The total head is a crucial concept in centrifugal pump analysis, representing the energy imparted to the fluid by the pump. It comprises two main components: static head and friction head. The static head is the vertical distance the water is lifted, either above or below the pump center. In our case:
\[ h_{static} = 2.4 \text{ m} + 19 \text{ m} = 21.4 \text{ m} \]
Next, the friction head accounts for energy losses due to friction in the suction and delivery pipes. It's given by:

• Suction Pipe loss: 68\( Q^2 \)
• Delivery Pipe loss: 650\( Q^2 \)

Thus, the friction head is: \[ h_{friction} = 68Q^2 + 650Q^2 = 718Q^2 \]
Combining these, the total head becomes: \[ h_t = h_{static} + h_{friction} = 21.4 \text{ m} + 718Q^2 \text { m} \]
Understanding total head is essential for determining pump performance and efficiency.

radial component of velocity

The radial component of velocity (\( v_r \)) is associated with how fluid particles move as they exit the impeller.

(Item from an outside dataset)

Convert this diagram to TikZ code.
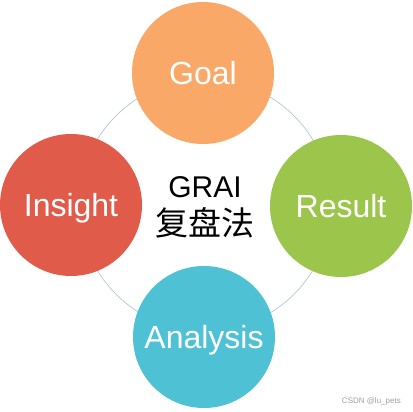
\documentclass[tikz,border=0pt]{standalone}
\usepackage{fontspec}
\setmainfont{Liberation Sans}
\newfontfamily\cjkfont{Noto Sans CJK SC}
\usepackage{tikz}
\usetikzlibrary{positioning}
\definecolor{goalorange}{HTML}{F9A867}
\definecolor{resultgreen}{HTML}{9BC54B}
\definecolor{insightred}{HTML}{E05B49}
\definecolor{analysisblue}{HTML}{4FC1D5}
\definecolor{ringgray}{HTML}{B3C6D0}

\begin{document}
\begin{tikzpicture}[x=1pt,y=-1pt,
  stage/.style={circle, inner sep=0pt, minimum size=142pt, text=white,
    text height=23pt, text depth=0pt, font=\fontsize{32}{36}\selectfont}]
  \useasboundingbox (0,0) rectangle (412,412);
  % ring behind the stages
  \node[circle, draw=ringgray, line width=0.7pt, minimum size=252pt, inner sep=0pt] (ring) at (205,205) {};

  % four stages
  \node[stage, fill=goalorange] (goal) at (203,73) {Goal};
  \node[stage, fill=resultgreen] (result) at (341,206) {Result};
  \node[stage, fill=analysisblue] (analysis) at (204,337) {Analysis};
  \node[stage, fill=insightred] (insight) at (71,205) {Insight};

  % centre title
  \node[inner sep=0pt, anchor=base, font=\fontsize{30}{34}\selectfont] (grai) at (205,197) {GRAI};
  \node[inner sep=0pt, below=10pt of grai, font=\fontsize{33}{36}\selectfont\cjkfont] (fupan) {复盘法};

  % watermark
  \node[inner sep=0pt, anchor=base east, text=gray!75, font=\fontsize{8}{9}\selectfont] (mark) at (401,403) {CSDN @lu\_pets};
\end{tikzpicture}
\end{document}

In this problem, we assume that water flow remains radial and unchanged through the impeller. The radial velocity can be derived using the volumetric flow rate (\( Q \)) and the cross-sectional area (\( A_r \)).
First, calculate \( A_r \) using impeller dimensions:
Given:

• Impeller diameter (\( D_{impeller} \)): 0.35 m
• Blade width (\( b \)): 0.018 m
• Blade angular coverage (\( n = 0.05\))
• Blade angle (\( t = 35^\text{circ} \))

The cross-sectional area is: \[ A_r = \frac{\pi \times (D_{impeller} - t)^2}{4} - \frac{n \times b \times t}{360} \= \frac{\pi \times (0.332)^2}{4} - \frac{0.05 \times 0.018 \times 35}{360} \approx 0.0093 \text{ m}^2 \]
Next, the radial velocity (\( v_r \)) is: \[ v_r = \frac{Q}{A_r} \]
This component of velocity helps us understand fluid flow at the impeller outlet.

blade speed

Blade speed (\( u_2 \)) at the impeller outlet is another critical factor. It describes the speed at which impeller blades move, directly affecting the energy imparted to the fluid. Blade speed is calculated using:
\[ u_2 = \frac{\text{impeller diameter}}{2} \times \text{angular velocity} \]
Given angular velocity (\( \text{\omega} \)): 104.3 rad/s and impeller outer radius (\( R_2 = \frac{0.35}{2} = 0.175 \)). The blade speed is:
\[ u_2 = 104.3 \times 0.175 = 18.252 \text{ m/s} \]
Blade speed plays a pivotal role in determining the centrifugal force exerted on the fluid. This force, in turn, influences the head and pressure developed by the pump.

theoretical head

The theoretical head (\( h_{theoretical} \)) is a measure of the ideal energy transfer from the pump to the fluid, without considering losses. It's determined by the Euler equation for turbomachinery:
\[ h_{theoretical} = \frac{u_2 \times v_{u2}}{g} \]
To calculate this, we need the tangential component of the velocity (\( v_{u2} \)). For backward-facing blades: \[ v_{u2} = u_2 - v_r \times \tan(\beta_2) \]
Given \( \beta_2 = 35^\text{circ} \) and substituting known values: \[ v_{u2} = 18.252 - \frac{Q}{0.0093} \times \tan(35) \]
Finally, substituting in the head equation: \[ h_{theoretical} = \frac{18.252 \times (18.252 - \frac{Q}{0.0093} \times \tan(35))}{9.81} \]
The theoretical head helps estimate how effectively a pump can convert mechanical energy into fluid kinetic and potential energy.

manometric efficiency

Manometric efficiency (\( \text{\eta_m} \)) is a key performance metric of centrifugal pumps, indicating how effectively the pump converts input energy into useful work. It's defined as the ratio of static head to total head:
\[ \text{\eta_m} = \frac{h_{static}}{h_t} \]
Given static head (\( h_{static} \)) = 21.4 m and total head (\( h_t \)) = 21.4 + 718\( Q^2 \):
\[ \text{\eta_m} = \frac{21.4}{21.4 + 718Q^2} \]
Manometric efficiency indicates how much energy is successfully used to lift the water, with higher values representing more efficient pumps. Understanding manometric efficiency helps in selecting pumps for desired applications and achieving optimal performance.